1957 Cop Killer Asks Forgiveness

Gerald F. Mason wipes aways tears after pleading guilty to murder charges for the 1957 shooting deaths of two California police officers AP

He was 24 when he shot and killed two police officers and 45 years later, facing prison at last, Gerald F. Mason tearfully told his victims' families, "I don't understand why I did this."

Under a plea deal, rape, robbery and kidnapping charges were dropped against the 69-year-old retired service station owner, who apologized in court Monday as he stood before the families and about a dozen members of the El Segundo police department.

He was immediately sentenced to two consecutive life terms.

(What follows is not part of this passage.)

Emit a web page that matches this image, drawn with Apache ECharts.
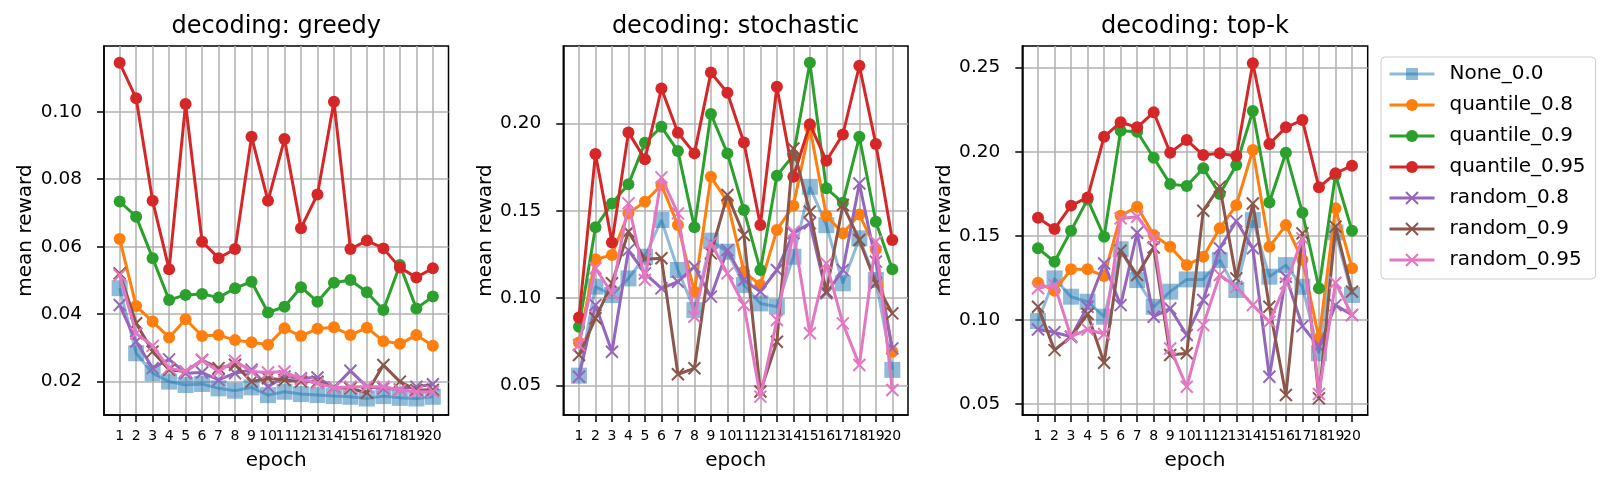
<!DOCTYPE html>
<html>
<head>
<meta charset="utf-8">
<title>mean reward per epoch</title>
<script src="https://cdn.jsdelivr.net/npm/echarts@6/dist/echarts.min.js"></script>
<style>
  html, body { margin: 0; padding: 0; background: #fff; }
  #main { width: 1613px; height: 488px; }
</style>
</head>
<body>
<div id="main"></div>
<script>
const epochs = [1, 2, 3, 4, 5, 6, 7, 8, 9, 10, 11, 12, 13, 14, 15, 16, 17, 18, 19, 20];
const names = ['None_0.0', 'quantile_0.8', 'quantile_0.9', 'quantile_0.95', 'random_0.8', 'random_0.9', 'random_0.95'];
const panelTitles = ['decoding: greedy', 'decoding: stochastic', 'decoding: top-k'];
const greedyTicks = [0.02, 0.04, 0.06, 0.08, 0.10];
const stochasticTicks = [0.05, 0.10, 0.15, 0.20];
const topkTicks = [0.05, 0.10, 0.15, 0.20, 0.25];

// decoding: greedy
const greedyNone = [0.0477, 0.0284, 0.0225, 0.0200, 0.0190, 0.0193, 0.0180, 0.0173, 0.0183, 0.0160, 0.0170, 0.0163, 0.0160, 0.0157, 0.0155, 0.0150, 0.0157, 0.0152, 0.0150, 0.0155];
const greedyQ08 = [0.0623, 0.0424, 0.0378, 0.0331, 0.0385, 0.0335, 0.0338, 0.0323, 0.0317, 0.0309, 0.0358, 0.0335, 0.0357, 0.0361, 0.0338, 0.0360, 0.0320, 0.0312, 0.0338, 0.0306];
const greedyQ09 = [0.0734, 0.0689, 0.0566, 0.0442, 0.0457, 0.0460, 0.0449, 0.0477, 0.0496, 0.0405, 0.0422, 0.0480, 0.0437, 0.0493, 0.0501, 0.0465, 0.0412, 0.0546, 0.0417, 0.0452];
const greedyQ095 = [0.1145, 0.1040, 0.0736, 0.0533, 0.1023, 0.0615, 0.0566, 0.0593, 0.0926, 0.0736, 0.0919, 0.0655, 0.0755, 0.1030, 0.0593, 0.0618, 0.0595, 0.0538, 0.0509, 0.0536];
const greedyR08 = [0.0427, 0.0319, 0.0240, 0.0266, 0.0225, 0.0227, 0.0205, 0.0225, 0.0235, 0.0185, 0.0215, 0.0210, 0.0212, 0.0182, 0.0232, 0.0185, 0.0180, 0.0177, 0.0185, 0.0192];
const greedyR09 = [0.0521, 0.0373, 0.0289, 0.0235, 0.0230, 0.0264, 0.0240, 0.0250, 0.0200, 0.0210, 0.0205, 0.0200, 0.0200, 0.0183, 0.0180, 0.0167, 0.0249, 0.0200, 0.0175, 0.0175];
const greedyR095 = [0.0516, 0.0343, 0.0306, 0.0240, 0.0230, 0.0264, 0.0230, 0.0262, 0.0230, 0.0227, 0.0230, 0.0207, 0.0195, 0.0182, 0.0185, 0.0185, 0.0185, 0.0175, 0.0170, 0.0170];

// decoding: stochastic
const stochNone = [0.0557, 0.1066, 0.1018, 0.1113, 0.1237, 0.1447, 0.1161, 0.0932, 0.1329, 0.1266, 0.1075, 0.0970, 0.0951, 0.1237, 0.1637, 0.1418, 0.1085, 0.1342, 0.1104, 0.0590];
const stochQ08 = [0.0746, 0.1222, 0.1247, 0.1485, 0.1552, 0.1647, 0.1418, 0.1037, 0.1694, 0.1552, 0.1152, 0.1075, 0.1390, 0.1529, 0.1976, 0.1472, 0.1371, 0.1479, 0.1279, 0.0694];
const stochQ09 = [0.0837, 0.1405, 0.1542, 0.1651, 0.1889, 0.1980, 0.1841, 0.1405, 0.2053, 0.1828, 0.1504, 0.1161, 0.1700, 0.1818, 0.2346, 0.1628, 0.1546, 0.1923, 0.1437, 0.1165];
const stochQ095 = [0.0890, 0.1824, 0.1319, 0.1948, 0.1795, 0.2199, 0.1946, 0.1828, 0.2290, 0.2175, 0.1890, 0.1418, 0.2209, 0.1694, 0.1994, 0.1786, 0.1936, 0.2329, 0.1881, 0.1333];
const stochR08 = [0.0551, 0.0961, 0.0694, 0.1275, 0.1142, 0.1056, 0.1094, 0.1180, 0.1009, 0.1275, 0.1104, 0.1037, 0.1161, 0.1371, 0.1428, 0.1028, 0.1161, 0.1656, 0.1209, 0.0713];
const stochR09 = [0.0675, 0.0885, 0.1085, 0.1380, 0.1222, 0.1228, 0.0565, 0.0599, 0.1256, 0.1590, 0.1361, 0.0466, 0.0751, 0.1856, 0.1494, 0.1037, 0.1533, 0.1333, 0.1085, 0.0913];
const stochR095 = [0.0732, 0.1171, 0.1028, 0.1542, 0.1104, 0.1691, 0.1485, 0.0894, 0.1315, 0.1142, 0.0961, 0.0437, 0.0875, 0.1380, 0.0799, 0.1199, 0.0856, 0.0618, 0.1323, 0.0475];

// decoding: top-k
const topkNone = [0.0992, 0.1246, 0.1137, 0.1107, 0.1018, 0.1419, 0.1236, 0.1077, 0.1167, 0.1240, 0.1240, 0.1355, 0.1177, 0.1593, 0.1256, 0.1325, 0.1196, 0.0800, 0.1520, 0.1147];
const topkQ08 = [0.1220, 0.1173, 0.1300, 0.1300, 0.1260, 0.1619, 0.1673, 0.1504, 0.1434, 0.1325, 0.1375, 0.1544, 0.1682, 0.2010, 0.1434, 0.1563, 0.1355, 0.0889, 0.1663, 0.1306];
const topkQ09 = [0.1425, 0.1345, 0.1530, 0.1716, 0.1494, 0.2125, 0.2119, 0.1964, 0.1807, 0.1796, 0.1901, 0.1748, 0.1921, 0.2242, 0.1698, 0.1994, 0.1637, 0.1187, 0.1861, 0.1530];
const topkQ095 = [0.1607, 0.1540, 0.1679, 0.1728, 0.2089, 0.2175, 0.2145, 0.2234, 0.1994, 0.2069, 0.1980, 0.1990, 0.1974, 0.2526, 0.2046, 0.2145, 0.2188, 0.1788, 0.1871, 0.1917];
const topkR08 = [0.0942, 0.0925, 0.0899, 0.1077, 0.1335, 0.1087, 0.1518, 0.1018, 0.1067, 0.0909, 0.1117, 0.1425, 0.1587, 0.1425, 0.0661, 0.1256, 0.0962, 0.0839, 0.1087, 0.1028];
const topkR09 = [0.1077, 0.0819, 0.0899, 0.1034, 0.0744, 0.1411, 0.1266, 0.1430, 0.0790, 0.0800, 0.1649, 0.1792, 0.1246, 0.1692, 0.1077, 0.0552, 0.1514, 0.0532, 0.1554, 0.1167];
const topkR095 = [0.1187, 0.1206, 0.0899, 0.0942, 0.0915, 0.1603, 0.1613, 0.1484, 0.0829, 0.0601, 0.0968, 0.1266, 0.1196, 0.1087, 0.0988, 0.1216, 0.1484, 0.0558, 0.1220, 0.1028];

const panelData = [
  [greedyNone, greedyQ08, greedyQ09, greedyQ095, greedyR08, greedyR09, greedyR095],
  [stochNone, stochQ08, stochQ09, stochQ095, stochR08, stochR09, stochR095],
  [topkNone, topkQ08, topkQ09, topkQ095, topkR08, topkR09, topkR095]
];
const panelTicks = [greedyTicks, stochasticTicks, topkTicks];

// matplotlib tab10
const colors = ['#1f77b4', '#ff7f0e', '#2ca02c', '#d62728', '#9467bd', '#8c564b', '#e377c2'];
const font = 'DejaVu Sans';
const xMark = 'path://M0,0L10,10M10,0L0,10';

// plot boxes (px) and y limits
const grids = [
  { left: 104, right: 1164.5, top: 46, bottom: 73 },
  { left: 563.3, right: 705, top: 46, bottom: 73 },
  { left: 1022.3, right: 245.3, top: 46, bottom: 73 }
];
const yLimits = [[0.0101, 0.1195], [0.0332, 0.2442], [0.0433, 0.2629]];
const titleCenters = [276.3, 735.6, 1195];

// epoch labels touch each other, so odd and even ones go on two stacked axes
// (otherwise echarts drops the one next to the last label)
const oddEpochs = epochs.filter(e => e % 2 === 1);
const evenEpochs = epochs.filter(e => e % 2 === 0);

var chart = echarts.init(document.getElementById('main'), null, { renderer: 'canvas' });

function makeSeries(panel, k) {
  const color = colors[k];
  const s = {
    name: names[k],
    type: 'line',
    xAxisIndex: panel,
    yAxisIndex: panel,
    data: panelData[panel][k].map((v, i) => [epochs[i], v]),
    symbol: 'circle',
    symbolSize: 12,
    showSymbol: true,
    lineStyle: { color: color, width: 3 },
    itemStyle: { color: color, borderWidth: 0 },
    silent: true,
    z: 2 + k
  };
  if (k === 0) {
    s.symbol = 'rect';
    s.symbolSize = 16;
    s.lineStyle.opacity = 0.5;
    s.itemStyle.opacity = 0.5;
  } else if (k >= 4) {
    s.symbol = xMark;
    s.itemStyle = { color: color, borderColor: color, borderWidth: 2 };
  }
  return s;
}

const series = [];
for (let p = 0; p < 3; p++) {
  for (let k = 0; k < names.length; k++) {
    series.push(makeSeries(p, k));
  }
}

const xLabelStyle = { fontFamily: font, fontSize: 14, color: '#000', margin: 14, showMinLabel: true, showMaxLabel: true };

// main x axes (0..2) carry ticks, grid lines, odd labels and the name
const xMain = grids.map((g, i) => ({
  type: 'value',
  gridIndex: i,
  position: 'bottom',
  min: 0.05,
  max: 20.95,
  name: 'epoch',
  nameLocation: 'middle',
  nameGap: 36,
  nameTextStyle: { fontFamily: font, fontSize: 20, color: '#000' },
  axisLine: { show: true, onZero: false, lineStyle: { color: '#000', width: 1.5 } },
  axisTick: { show: true, length: 7, customValues: epochs, lineStyle: { color: '#000', width: 1.5 } },
  axisLabel: Object.assign({ customValues: oddEpochs }, xLabelStyle),
  splitLine: { show: true, lineStyle: { color: '#b0b0b0', width: 1.5 } }
}));
// second x axes (3..5) only hold the even labels
const xEven = grids.map((g, i) => ({
  type: 'value',
  gridIndex: i,
  position: 'bottom',
  offset: 0,
  min: 0.05,
  max: 20.95,
  axisLine: { show: false, onZero: false },
  axisTick: { show: false },
  axisLabel: Object.assign({ customValues: evenEpochs }, xLabelStyle),
  splitLine: { show: false }
}));

chart.setOption({
  animation: false,
  backgroundColor: '#fff',
  textStyle: { fontFamily: font },
  title: panelTitles.map((t, i) => ({
    text: t,
    left: titleCenters[i],
    top: 15,
    padding: 0,
    textAlign: 'center',
    textStyle: { fontFamily: font, fontSize: 24, fontWeight: 'normal', color: '#000' }
  })),
  grid: grids.map(g => Object.assign({
    show: true,
    borderColor: '#000',
    borderWidth: 1.5,
    containLabel: false,
    outerBoundsMode: 'none'
  }, g)),
  xAxis: xMain.concat(xEven),
  yAxis: grids.map((g, i) => ({
    type: 'value',
    gridIndex: i,
    min: yLimits[i][0],
    max: yLimits[i][1],
    name: 'mean reward',
    nameLocation: 'middle',
    nameGap: 68,
    nameTextStyle: { fontFamily: font, fontSize: 20, color: '#000' },
    axisLine: { show: true, onZero: false, lineStyle: { color: '#000', width: 1.5 } },
    axisTick: { show: true, length: 7, customValues: panelTicks[i], lineStyle: { color: '#000', width: 1.5 } },
    axisLabel: {
      customValues: panelTicks[i], showMinLabel: true, showMaxLabel: true,
      fontFamily: font, fontSize: 18.5, color: '#000', margin: 22,
      formatter: v => v.toFixed(2)
    },
    splitLine: { show: true, lineStyle: { color: '#b0b0b0', width: 1.5 } }
  })),
  legend: {
    data: names,
    orient: 'vertical',
    left: 1381,
    top: 57,
    padding: [7, 10, 9, 7],
    itemWidth: 45,
    itemHeight: 15,
    itemGap: 11,
    backgroundColor: '#fff',
    borderColor: '#cccccc',
    borderWidth: 1,
    borderRadius: 4,
    selectedMode: false,
    lineStyle: { width: 3 },
    textStyle: { fontFamily: font, fontSize: 20, color: '#000', padding: [0, 0, 0, 10] }
  },
  series: series
});
</script>
</body>
</html>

"I feel like I am dreaming," Mason said. "It makes no sense. It's contrary to everything I believe. At no other time in my life have I intentionally harmed anyone. I don't know why I did this."

"Please forgive me," he said. "Do not be bitter."

The Columbia, S.C., man had been living quietly with his wife of 40 years, giving her and their neighbors no indication that he had a criminal past. He was arrested in January.

No members of Mason's family attended Monday's hearing, and his lawyer in Columbia, Chris Mills, said they would not comment.

"From our perspective, he's acknowledged his responsibility. He's apologized in court," Mill told The State newspaper in Columbia. "Now it's time for everybody to move on with their lives."

Neighbors were shocked.

"We want to think he wasn't guilty because of the way he carried himself," Bill Wilson told the newspaper. Added longtime friend Jimmy Woods: "This is just flabbergasting."

Deputy District Attorney Darren Levine said his office would not oppose a request by Mason to serve his sentence in South Carolina near his wife and family.

El Segundo officers Milton Curtis, 25, and Richard Phillips, 28, were shot to death on July 22, 1957, by a man they had pulled over for running a red light.

About 90 minutes before the shooting, California authorities say Mason robbed two 15-year-old girls and their dates. One of their girls was sexually assaulted.

The case languished until police got a tip last September that someone had bragged about the killings. The lead was false but it prompted a review in which the FBI's fingerprint database matched prints from the stolen car to Mason, who had spent time in jail for a 1956 burglary conviction in South Carolina.

In court Monday, the children of the slain men spoke of the grief their families endured without their fathers.

"Your cowardly act shattered our lives," said Carolyn Phillips, who spoke of her mother's struggle to raise three children. "We cannot and will not forgive you."

Outside court, Keith Curtis, the son of the other slain officer, said he was not moved by Mason's courtroom apology.

"Mr. Mason is sorry now and we heard his apology speech," he said. "He wasn't sorry for 45 years and the only reason we're hearing that apology now is because he got caught."